Истина для меня составляла, чтобы не занимать чужого труда, не жить чужимъ. И чтобы не было никакихъ преградъ для человѣка ни къ наукѣ, ни къ развитію. И теперь я сталъ твердъ, если бы нечѣмъ было жить, то я могу найти работу на двадцать копеекъ, не то кусокъ хлѣба выпросить у рабочаго и быть сытымъ.
Еще я нашелъ, что я, какъ еврейскій гражданинъ, не имѣю правъ, и съ меня тянутъ подати. Почему я долженъ быть всегда эксплуатируемымъ? Но еврейскіе пролетаріата должны себѣ сами заработать права, потому что на свѣтѣ нѣтъ никакой надѣи на другихъ, но каждый долженъ самъ заботиться о себѣ. А теперь раздражнили двѣ націи и ходятъ по тротуарамъ съ желѣзомъ въ рукавѣ.
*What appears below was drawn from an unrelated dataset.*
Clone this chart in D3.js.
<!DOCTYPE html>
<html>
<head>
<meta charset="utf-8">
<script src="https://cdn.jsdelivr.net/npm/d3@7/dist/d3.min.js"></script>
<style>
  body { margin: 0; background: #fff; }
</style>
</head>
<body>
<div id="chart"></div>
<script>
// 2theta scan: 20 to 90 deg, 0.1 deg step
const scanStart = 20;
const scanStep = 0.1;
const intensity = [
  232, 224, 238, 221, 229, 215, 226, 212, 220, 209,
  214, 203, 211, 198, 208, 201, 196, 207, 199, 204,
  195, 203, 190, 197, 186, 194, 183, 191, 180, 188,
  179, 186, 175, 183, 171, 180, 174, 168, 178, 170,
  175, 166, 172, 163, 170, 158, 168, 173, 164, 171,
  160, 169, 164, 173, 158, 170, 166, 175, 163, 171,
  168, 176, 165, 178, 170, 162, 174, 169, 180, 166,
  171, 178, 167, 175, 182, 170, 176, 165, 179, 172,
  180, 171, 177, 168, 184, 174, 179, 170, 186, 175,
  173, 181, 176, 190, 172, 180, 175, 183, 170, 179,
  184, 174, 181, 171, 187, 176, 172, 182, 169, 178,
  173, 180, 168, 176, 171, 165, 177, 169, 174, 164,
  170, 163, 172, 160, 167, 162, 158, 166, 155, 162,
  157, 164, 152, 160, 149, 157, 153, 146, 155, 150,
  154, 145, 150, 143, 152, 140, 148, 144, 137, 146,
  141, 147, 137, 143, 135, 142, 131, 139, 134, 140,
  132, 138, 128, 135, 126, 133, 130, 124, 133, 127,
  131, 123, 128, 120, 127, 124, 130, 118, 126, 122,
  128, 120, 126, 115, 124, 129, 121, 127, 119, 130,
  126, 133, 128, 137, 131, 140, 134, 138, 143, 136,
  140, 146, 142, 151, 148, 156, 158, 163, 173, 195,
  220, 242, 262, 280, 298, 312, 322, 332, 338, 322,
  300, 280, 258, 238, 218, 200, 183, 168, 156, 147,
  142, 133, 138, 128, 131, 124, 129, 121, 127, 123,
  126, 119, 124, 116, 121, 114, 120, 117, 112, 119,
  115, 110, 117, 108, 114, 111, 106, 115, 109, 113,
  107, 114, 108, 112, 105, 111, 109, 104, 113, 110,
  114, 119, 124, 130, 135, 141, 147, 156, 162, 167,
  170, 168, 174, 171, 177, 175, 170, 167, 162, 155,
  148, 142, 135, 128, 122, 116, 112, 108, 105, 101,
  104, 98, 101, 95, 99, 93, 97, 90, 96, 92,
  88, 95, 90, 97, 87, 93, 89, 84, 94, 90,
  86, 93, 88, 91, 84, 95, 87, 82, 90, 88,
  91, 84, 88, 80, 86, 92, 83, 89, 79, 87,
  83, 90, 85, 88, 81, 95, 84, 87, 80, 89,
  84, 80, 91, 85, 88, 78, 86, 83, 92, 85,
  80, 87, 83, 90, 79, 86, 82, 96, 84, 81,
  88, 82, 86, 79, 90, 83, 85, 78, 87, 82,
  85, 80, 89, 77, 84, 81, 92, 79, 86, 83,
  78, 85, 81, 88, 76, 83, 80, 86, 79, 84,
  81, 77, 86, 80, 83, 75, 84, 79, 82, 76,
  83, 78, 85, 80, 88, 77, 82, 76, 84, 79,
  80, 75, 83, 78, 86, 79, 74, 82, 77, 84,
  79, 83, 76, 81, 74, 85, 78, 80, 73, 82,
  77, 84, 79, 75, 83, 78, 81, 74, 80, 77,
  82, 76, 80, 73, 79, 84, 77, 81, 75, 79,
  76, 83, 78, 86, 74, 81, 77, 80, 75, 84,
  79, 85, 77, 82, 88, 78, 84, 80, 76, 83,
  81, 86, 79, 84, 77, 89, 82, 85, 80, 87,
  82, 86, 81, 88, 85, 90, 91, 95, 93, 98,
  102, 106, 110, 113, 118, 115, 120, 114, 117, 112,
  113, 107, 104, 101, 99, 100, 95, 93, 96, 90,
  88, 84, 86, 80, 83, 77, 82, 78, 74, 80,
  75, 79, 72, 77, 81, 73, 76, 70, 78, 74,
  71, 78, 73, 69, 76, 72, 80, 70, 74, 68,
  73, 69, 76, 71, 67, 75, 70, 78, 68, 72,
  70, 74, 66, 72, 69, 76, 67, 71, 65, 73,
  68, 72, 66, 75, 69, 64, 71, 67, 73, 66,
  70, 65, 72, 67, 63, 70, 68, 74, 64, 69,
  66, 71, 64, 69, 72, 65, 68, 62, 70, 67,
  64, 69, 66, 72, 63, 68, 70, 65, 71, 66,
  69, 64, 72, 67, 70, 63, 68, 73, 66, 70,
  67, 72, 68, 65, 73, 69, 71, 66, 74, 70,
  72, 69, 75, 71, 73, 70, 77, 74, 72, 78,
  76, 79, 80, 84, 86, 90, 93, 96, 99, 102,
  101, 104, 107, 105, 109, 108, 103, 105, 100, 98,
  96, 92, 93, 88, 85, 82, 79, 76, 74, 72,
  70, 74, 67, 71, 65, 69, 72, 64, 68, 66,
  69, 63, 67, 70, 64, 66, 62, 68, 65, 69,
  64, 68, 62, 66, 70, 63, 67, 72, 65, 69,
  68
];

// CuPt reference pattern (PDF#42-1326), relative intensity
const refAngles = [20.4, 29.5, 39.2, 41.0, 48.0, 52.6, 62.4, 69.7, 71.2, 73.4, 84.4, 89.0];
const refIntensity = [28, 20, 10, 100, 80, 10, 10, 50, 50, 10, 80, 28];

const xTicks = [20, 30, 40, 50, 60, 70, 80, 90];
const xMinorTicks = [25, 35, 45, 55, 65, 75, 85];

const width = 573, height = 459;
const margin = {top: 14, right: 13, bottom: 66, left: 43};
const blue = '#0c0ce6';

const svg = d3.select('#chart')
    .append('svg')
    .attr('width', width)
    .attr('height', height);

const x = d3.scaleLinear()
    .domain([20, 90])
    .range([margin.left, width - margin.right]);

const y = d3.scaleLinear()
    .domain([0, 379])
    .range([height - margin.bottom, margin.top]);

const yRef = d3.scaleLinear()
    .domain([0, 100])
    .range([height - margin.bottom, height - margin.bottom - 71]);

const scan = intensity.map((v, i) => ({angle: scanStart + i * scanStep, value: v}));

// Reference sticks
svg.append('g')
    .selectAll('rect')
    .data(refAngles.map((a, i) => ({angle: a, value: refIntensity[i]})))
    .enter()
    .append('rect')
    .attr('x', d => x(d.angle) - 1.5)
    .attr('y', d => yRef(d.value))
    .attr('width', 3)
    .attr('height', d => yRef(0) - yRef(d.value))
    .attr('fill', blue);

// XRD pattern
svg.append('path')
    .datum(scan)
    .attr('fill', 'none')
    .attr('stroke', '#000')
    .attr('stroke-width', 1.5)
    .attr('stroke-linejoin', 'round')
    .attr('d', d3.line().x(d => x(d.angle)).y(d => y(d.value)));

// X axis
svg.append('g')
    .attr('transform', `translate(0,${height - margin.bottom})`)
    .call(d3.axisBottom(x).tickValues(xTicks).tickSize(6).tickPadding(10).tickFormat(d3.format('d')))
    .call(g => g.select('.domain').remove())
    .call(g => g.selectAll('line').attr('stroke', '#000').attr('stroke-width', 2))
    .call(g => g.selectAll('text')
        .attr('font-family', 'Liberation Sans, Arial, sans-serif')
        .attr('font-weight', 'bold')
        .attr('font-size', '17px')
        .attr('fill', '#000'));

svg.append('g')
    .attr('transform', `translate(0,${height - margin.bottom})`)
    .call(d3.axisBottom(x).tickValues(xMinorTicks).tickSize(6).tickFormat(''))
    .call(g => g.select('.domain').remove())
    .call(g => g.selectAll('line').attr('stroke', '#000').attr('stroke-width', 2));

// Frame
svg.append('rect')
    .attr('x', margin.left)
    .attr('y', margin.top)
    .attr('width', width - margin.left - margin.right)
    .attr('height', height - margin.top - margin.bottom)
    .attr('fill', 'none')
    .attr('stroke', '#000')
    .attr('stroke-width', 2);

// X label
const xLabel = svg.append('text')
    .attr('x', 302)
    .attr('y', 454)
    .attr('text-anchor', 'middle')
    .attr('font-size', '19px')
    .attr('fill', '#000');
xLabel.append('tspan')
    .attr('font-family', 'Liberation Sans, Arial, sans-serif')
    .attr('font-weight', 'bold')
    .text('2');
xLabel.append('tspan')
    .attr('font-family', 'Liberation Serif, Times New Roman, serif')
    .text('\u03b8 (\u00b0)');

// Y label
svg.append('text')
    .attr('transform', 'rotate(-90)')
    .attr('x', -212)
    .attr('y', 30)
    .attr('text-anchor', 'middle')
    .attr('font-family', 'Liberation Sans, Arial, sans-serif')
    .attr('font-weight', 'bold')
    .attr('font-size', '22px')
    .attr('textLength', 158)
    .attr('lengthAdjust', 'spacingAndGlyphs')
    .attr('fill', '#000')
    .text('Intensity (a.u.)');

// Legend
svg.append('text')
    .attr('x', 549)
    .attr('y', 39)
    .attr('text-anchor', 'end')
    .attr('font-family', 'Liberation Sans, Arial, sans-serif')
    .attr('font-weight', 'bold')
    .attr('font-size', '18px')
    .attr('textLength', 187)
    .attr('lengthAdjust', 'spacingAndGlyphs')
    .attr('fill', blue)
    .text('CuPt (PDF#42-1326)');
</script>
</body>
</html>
Мнѣ особенно понравилось, когда я первый разъ пришелъ на собраніе и увидѣлъ, тамъ не разбираютъ различіе, одежу, богатство, интеллигенцію или пролетаріатъ, но всѣ вмѣстѣ и за-одно.
Что я увидалъ и что я услыхалъ? Въ одномъ маленькомъ низенькомъ домѣ, — какъ я обыкновенно гулялъ въ прежнее время съ картами, съ водкой, съ женщинами, — теперь полный народъ, прилично одѣтые и грязно одѣтые. На высокомъ мѣстѣ стоялъ молодой человѣкъ съ блѣднымъ лицомъ и говорилъ намъ, какъ-то сладко и тихо и горячо. Ахъ, что онъ говорилъ намъ! Я пришелъ домой, какъ пьяный, легъ спать, не могъ спать. Въ моей головѣ вертѣлись разныя мысли. Я качался съ боку на бокъ, строилъ мечты, будто смотрѣлъ впередъ на огромную площадь моей жизни, потомъ заснулъ, какъ твердый камень, утромъ проснулся спокойный и довольный. Съ того дня я взялъ себѣ клятву отказать все мое прошлое, всѣхъ низкихъ моихъ друзей и мои силы отдать на это новое дѣло.
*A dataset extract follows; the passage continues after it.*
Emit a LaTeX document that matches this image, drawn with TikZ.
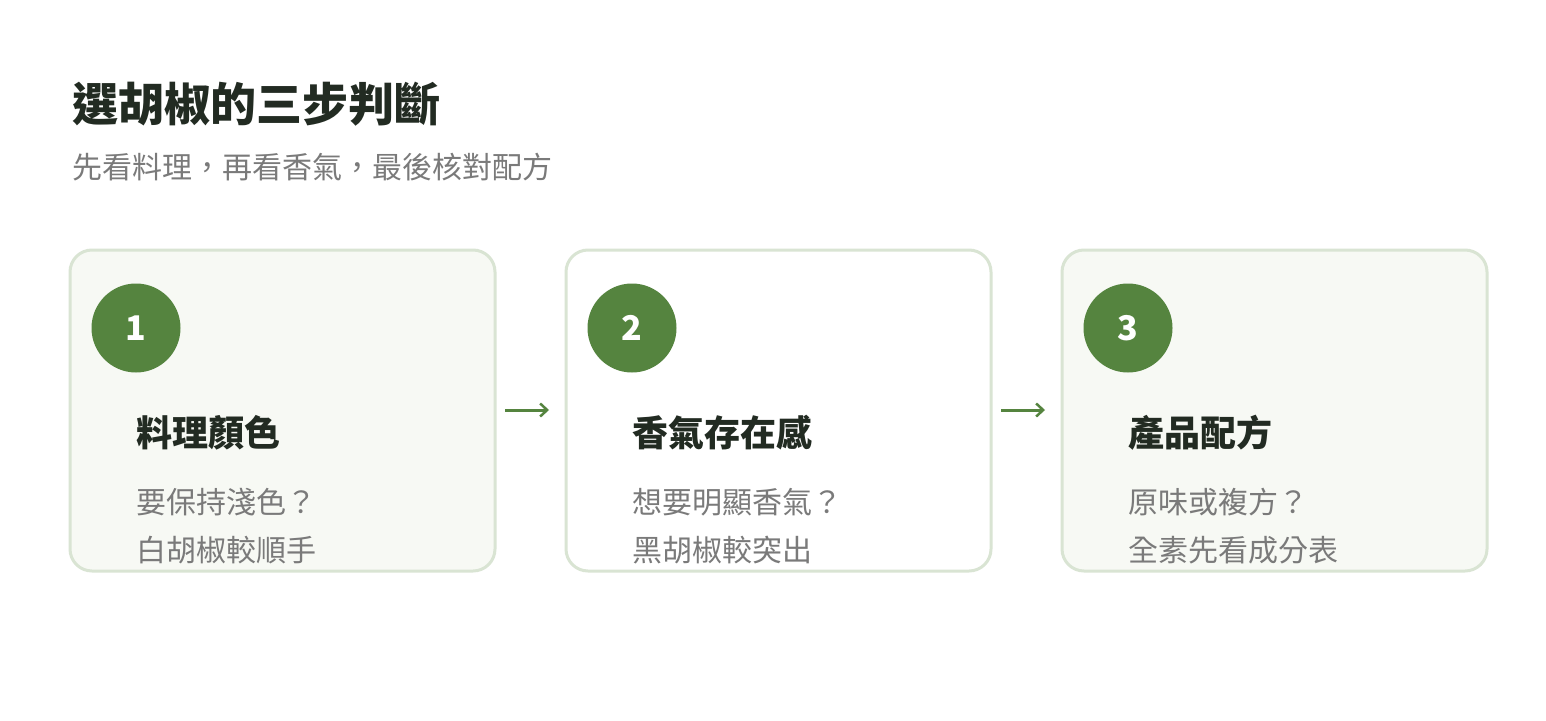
\documentclass[tikz,border=0pt]{standalone}
\usepackage{fontspec}
\setmainfont{Noto Sans CJK TC}
\newfontfamily\cjkb{Noto Sans CJK TC}[FakeBold=0]
\usetikzlibrary{arrows.meta}
\definecolor{grn}{HTML}{55843F}
\definecolor{brd}{HTML}{D9E4D3}
\definecolor{lite}{HTML}{F7F9F4}
\definecolor{dark}{HTML}{222B22}
\definecolor{gry}{HTML}{7A7A7A}
\begin{document}
\begin{tikzpicture}[x=1pt,y=-1pt,
 card/.style={draw=brd,line width=3pt,rounded corners=22pt},
 num/.style={circle,fill=grn,minimum size=89pt,inner sep=0,text=white,font=\fontsize{34}{34}\selectfont\bfseries},
 head/.style={anchor=west,text=dark,font=\fontsize{36}{36}\selectfont\bfseries,inner sep=0},
 body/.style={anchor=west,text=gry,font=\fontsize{30}{30}\selectfont,inner sep=0},
 arr/.style={draw=grn,line width=3pt,-{Straight Barb[length=7pt,width=13pt,line width=2.5pt]}}]
\useasboundingbox[fill=white] (0,0) rectangle (1546,720);
\node[anchor=west,inner sep=0,text=dark,font=\fontsize{46}{46}\selectfont\bfseries] (t) at (72,104) {選胡椒的三步判斷};
\node[anchor=west,inner sep=0,text=gry,font=\fontsize{30}{30}\selectfont] (s) at (72,167) {先看料理，再看香氣，最後核對配方};
\foreach \i/\x/\f/\n/\h/\a/\b in {1/70/lite/1/料理顏色/要保持淺色？/白胡椒較順手,
  2/566/white/2/香氣存在感/想要明顯香氣？/黑胡椒較突出,
  3/1062/lite/3/產品配方/原味或複方？/全素先看成分表}{
 \draw[card,fill=\f] (\x,250) rectangle ++(425,321) node[pos=0.5,inner sep=0] (c\i) {};
 \node[num] (n\i) at (\x+66,328) {\n};
 \node[head] (h\i) at (\x+66,433) {\h};
 \node[body] (a\i) at (\x+66,502) {\a};
 \node[body] (b\i) at (\x+66,550) {\b};
}
\coordinate (p1) at (505,410); \coordinate (q1) at (549,410);
\coordinate (p2) at (1001,410); \coordinate (q2) at (1045,410);
\draw[arr] (p1) -- (q1);
\draw[arr] (p2) -- (q2);
\end{tikzpicture}
\end{document}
………………………………………………………………………………………………………………………………
Неожиданно Гайскій признался мнѣ, что чувствуетъ влеченіе къ сочинительству. — «Есть у меня пѣсни разныя, — объяснилъ онъ, — арестанскія тоже. Конечно, я ихъ не сочинялъ ничего, но немножко все-таки реформировалъ».
Онъ продиктовалъ мнѣ одну за другою три или четыре пѣсни, и дѣйствительно, на нихъ лежалъ оттѣнокъ его страстной и склонной къ самобичеванію души. Одну изъ нихъ мнѣ тоже приходилось слышать, лѣтъ двадцать тому назадъ, въ одной южной тюрьмѣ, но передѣлка Гайскаго была тоньше и одухотвореннѣе.
Разговоръ нашъ коснулся будущей жизненной карьеры Гайскаго.
— Теперь я все-таки учусь, — говорилъ онъ, — если простое «постричь, побрить», то я почти что умѣю, только завивать не научился, или напримѣръ дамскія прически устраивать. Но я научусь всему, стану настоящій мастеръ. Тогда, можетъ, заработаю нѣсколько рублей, поѣду къ роднымъ въ Екатеринославъ, открою свое заведеніе. Гдѣ я шатался по улицамъ, пусть видятъ, что я человѣкомъ сталъ.
— Женитесь? — вставилъ я.
— Нѣтъ! — возразилъ Гайскій. — Не такое теперь время, чтобъ о барышняхъ думать.